Tuesday, June 17, 2008

More on the Pirate Party

Well, thus far, the only members of the pirate party are me and my cat, and my cat isn't that into it. So I'm encouraging enrollment. Apparently my "maybe you get a hooker for about half an hour" isn't good enough: I'm increasing my offer to a hooker for an hour, then you can kill her and stow her body in a cargo plane, from which she'll be dropped onto the White House lawn. And, if you want, you can keep her after that. If you're into guys, change every "she" to a "he". Now that we've got more members, time to acquire actual power, for which I've created a grand plan. First off, we need to distract the existing political parties. We'll pay some terrorists to attack Alaska or something so the Republicans are obsessed over that, we'll insult the Democrats' mothers so they cry and apologize and hide in a corner, and kill all 4 people in the Green Party except for Nader. With everybody preoccupied with war, depression, or death, we can now make our move, as soon as I think of it.

5 comments:

chickenboy said...

I'v been considering joining your party. I was never realy a republican, I was only doing it to anoy James. I have always been independent, and the whole "1 hour whore" thing...is rather appealing.

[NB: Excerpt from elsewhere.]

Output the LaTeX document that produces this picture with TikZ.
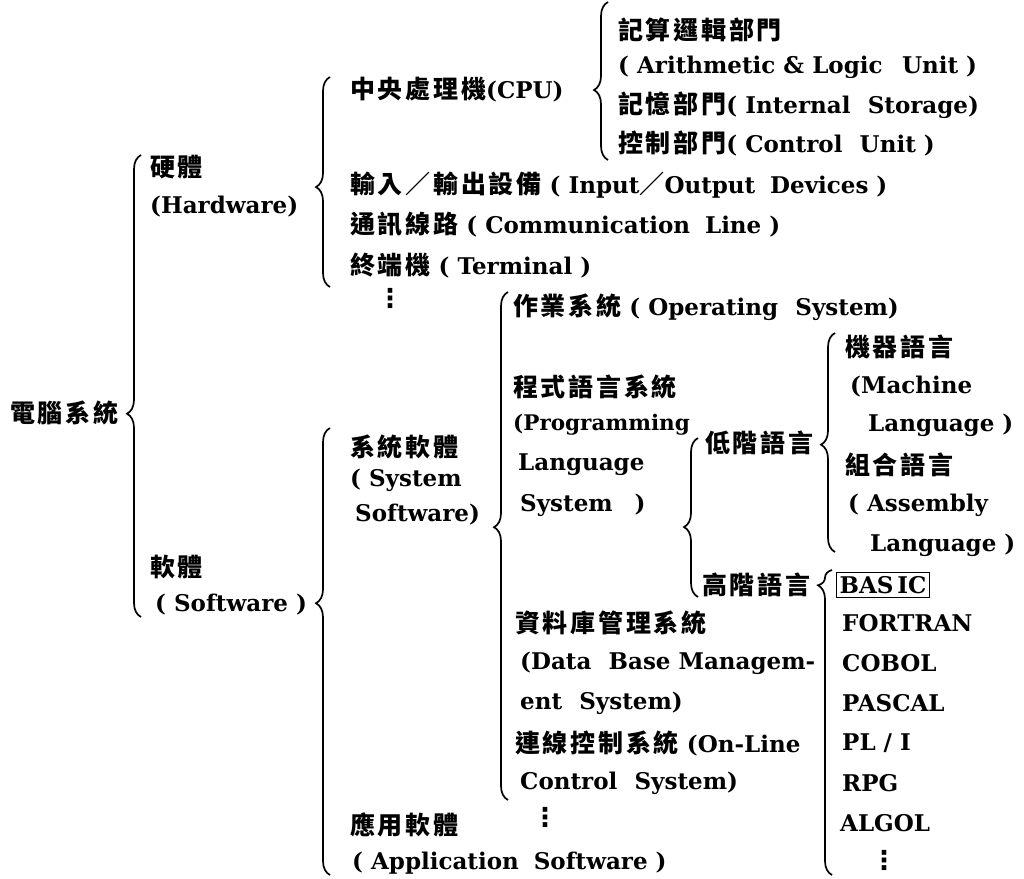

I already do the democrat thing all the time!!! James' mom is fat (it's true!)

Vampi. said...

I claim the Secretary of State of Insanity posistion....(And it's before and after ladies and gentlemen! Vampi you're first. I'll spin Pat. -whoosh- BANKRUPT)

Yes, I know I need a life... DONT JUDGE ME!

shadowoftruth said...

I'm so in... think that nader will join us

Liberal Atheist said...

If any of us have ever bought anything from Wal-Mart, Nader will hate us.

Liberal Atheist said...

Oh, by the way, I'm wearing pants I got at Wal-Mart. Sorry, guys.